A standard proof can be found here. Basically, the idea is to prove the contrapositive:
Let $A\subseteq X$. If $X$ is compact and $A$ doesn't have any limit point, then A is finite.
Since A has no limit points, for each $a\in A$, there exists a neighboorhood $U_a$ such that $U_a\cap A = \{a\}$. $\{X-A\}\cup\{U_a:a\in A\}$ forms an open cover of $X$. By compactness of $X$, only finitely many covers $X$. Because $X-A$ and $A$ are disjoint, A must be finite.
However, the above proof seems to rely on the axiom of choice, since we need to choose a neighborhood $U_a$ for each $a \in A$, and there isn't any definite way to do so.

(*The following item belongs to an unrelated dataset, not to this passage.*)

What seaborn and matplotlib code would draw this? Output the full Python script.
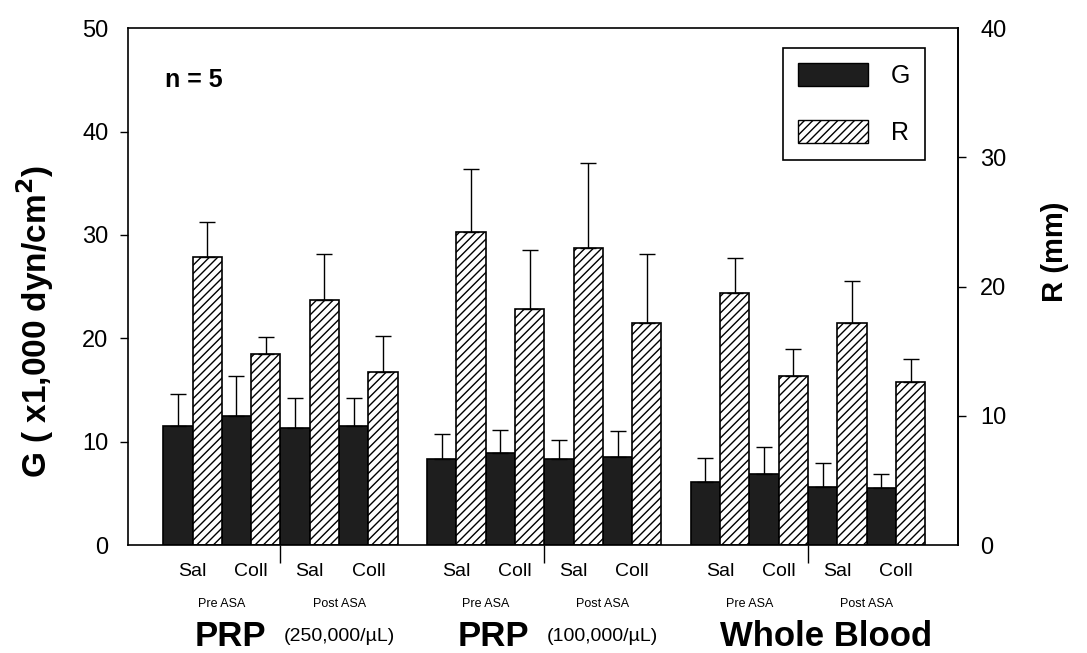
import numpy as np
import pandas as pd
import matplotlib
matplotlib.use("Agg")
import matplotlib.pyplot as plt
from matplotlib.patches import Patch
import seaborn as sns

# Values (means and upper SD)
blood_groups = ['PRP', 'PRP', 'Whole Blood']
blood_notes = ['(250,000/\u00b5L)', '(100,000/\u00b5L)', '']
asa_labels = ['Pre ASA', 'Post ASA']
treatments = ['Sal', 'Coll']

G_mean = [11.5, 12.5, 11.3, 11.5, 8.3, 8.9, 8.3, 8.5, 6.1, 6.9, 5.6, 5.5]
G_err = [3.1, 3.9, 2.9, 2.7, 2.5, 2.2, 1.9, 2.5, 2.3, 2.6, 2.4, 1.4]
R_mean = [22.3, 14.8, 19.0, 13.4, 24.2, 18.3, 23.0, 17.2, 19.5, 13.1, 17.2, 12.6]
R_err = [2.7, 1.3, 3.5, 2.8, 4.9, 4.5, 6.6, 5.3, 2.7, 2.1, 3.2, 1.8]

G_max, R_max = 50, 40
scale = G_max / R_max  # R axis (right) mapped onto G axis (left)

# positions: 4 conditions per blood group, half-slot gap between groups
n_per = len(asa_labels) * len(treatments)
positions = [i + 0.5 * (i // n_per) for i in range(len(G_mean))]
cond_labels = [treatments[i % 2] for i in range(len(G_mean))]

df = pd.DataFrame({
    'pos': positions * 2,
    'measure': ['G'] * len(G_mean) + ['R'] * len(R_mean),
    'value': G_mean + [r * scale for r in R_mean],
})

sns.set_style('ticks')
plt.rcParams['font.family'] = ['Liberation Sans', 'DejaVu Sans']
plt.rcParams['hatch.linewidth'] = 1.0
for key in ['text.color', 'axes.labelcolor', 'xtick.color', 'ytick.color']:
    plt.rcParams[key] = 'black'

fig = plt.figure(figsize=(10.87, 6.53), dpi=100)
ax = fig.add_axes([0.1178, 0.165, 0.7636, 0.792])

sns.barplot(data=df, x='pos', y='value', hue='measure', native_scale=True,
            width=1.0, palette={'G': '#1e1e1e', 'R': 'white'}, saturation=1,
            edgecolor='black', linewidth=1.2, errorbar=None, legend=False, ax=ax)

pos_arr = np.array(positions)
for p in ax.patches:
    cx = p.get_x() + p.get_width() / 2
    h = p.get_height()
    i = int(np.argmin(np.abs(pos_arr - cx)))
    if cx > pos_arr[i]:
        p.set_hatch('////')
        err = R_err[i] * scale
    else:
        err = G_err[i]
    ax.errorbar(cx, h, yerr=[[0], [err]], fmt='none', ecolor='black',
                elinewidth=1.0, capsize=6, capthick=1.0, zorder=1)

ax.set_xlim(-1.1, 13.06)
ax.set_ylim(0, G_max)
ax.set_xlabel('')
ax.set_ylabel('')
ax.set_yticks(range(0, G_max + 1, 10))
ax.tick_params(axis='y', labelsize=17, length=6, width=1, pad=8)
for t in (ax.yaxis.get_major_ticks()[0], ax.yaxis.get_major_ticks()[-1]):
    t.tick1line.set_visible(False)

# boundary ticks between Pre and Post ASA, condition labels as minor ticks
bounds = [np.mean(positions[k * n_per:(k + 1) * n_per]) for k in range(len(blood_groups))]
ax.set_xticks(bounds)
ax.set_xticklabels([])
ax.tick_params(axis='x', which='major', length=13, width=1)
ax.set_xticks(positions, minor=True)
ax.set_xticklabels(cond_labels, minor=True, fontsize=14)
ax.tick_params(axis='x', which='minor', length=0, pad=13)

for s in ax.spines.values():
    s.set_visible(True)
    s.set_linewidth(1.2)
    s.set_color('black')

sec = ax.secondary_yaxis('right', functions=(lambda g: g / scale, lambda r: r * scale))
sec.set_yticks(range(0, R_max + 1, 10))
sec.tick_params(labelsize=17, length=6, width=1, pad=10, colors='black')
sec.spines['right'].set_linewidth(1.2)
sec.spines['right'].set_color('black')
for t in (sec.yaxis.get_major_ticks()[0], sec.yaxis.get_major_ticks()[-1]):
    t.tick2line.set_visible(False)

# axis titles
fig.text(35 / 1087, 1 - 322 / 653, 'G ( x1,000 dyn/cm$^\\mathbf{2}$)', rotation=90,
         ha='center', va='center', fontsize=24, fontweight='bold')
fig.text(1055 / 1087, 1 - 252 / 653, 'R (mm)', rotation=90,
         ha='center', va='center', fontsize=21, fontweight='bold')

# ASA labels
for k in range(len(blood_groups)):
    for a in range(len(asa_labels)):
        idx = k * n_per + a * 2
        xc = (positions[idx] + positions[idx + 1]) / 2
        ax.annotate(asa_labels[a], xy=(xc, 0), xycoords=('data', 'axes fraction'),
                    xytext=(0, -42), textcoords='offset points',
                    ha='center', va='center', fontsize=9)

# blood group labels
for k, (name, note) in enumerate(zip(blood_groups, blood_notes)):
    if note:
        ax.annotate(name, xy=(bounds[k] - 0.25, 0), xycoords=('data', 'axes fraction'),
                    xytext=(0, -66), textcoords='offset points',
                    ha='right', va='center', fontsize=25, fontweight='bold')
        ax.annotate(note, xy=(bounds[k] + 0.05, 0), xycoords=('data', 'axes fraction'),
                    xytext=(0, -66), textcoords='offset points',
                    ha='left', va='center', fontsize=14)
    else:
        ax.annotate(name, xy=(bounds[k] + 0.3, 0), xycoords=('data', 'axes fraction'),
                    xytext=(0, -66), textcoords='offset points',
                    ha='center', va='center', fontsize=25, fontweight='bold')

ax.text(0.045, 0.90, 'n = 5', transform=ax.transAxes, fontsize=18,
        fontweight='bold', ha='left', va='center')

handles = [Patch(facecolor='#1e1e1e', edgecolor='black', label='G'),
           Patch(facecolor='white', edgecolor='black', hatch='////', label='R')]
leg = ax.legend(handles=handles, loc='upper right', bbox_to_anchor=(0.960, 0.961),
                borderaxespad=0, fontsize=18, handlelength=2.8, handleheight=1.05,
                labelspacing=1.25, handletextpad=0.9, borderpad=0.6,
                fancybox=False, framealpha=1)
leg.get_frame().set_edgecolor('black')
leg.get_frame().set_linewidth(1.2)

plt.savefig('out.png', dpi=100)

So can somebody clarify whether AC is necessary here? If not needed, please provide an alternative proof. Thanks in advance.
It does not require the Axiom of Choice.
For every $a\in A$, set $$ \mathcal W_a=\big\{U\subset X: U \,\text{open}\,\,\&\,\,U\cap A=\{a\} \big\} $$ clearly $\mathcal W_a\ne\varnothing$ and its definition DOES NOT require the Axiom of Choice.
Then set $U_a=\bigcup \mathcal W_a$.
Now, $\mathcal W=\{U_a: a\in A\}$ is a cover without a finite subcover, and it is defined without appealing to the AC.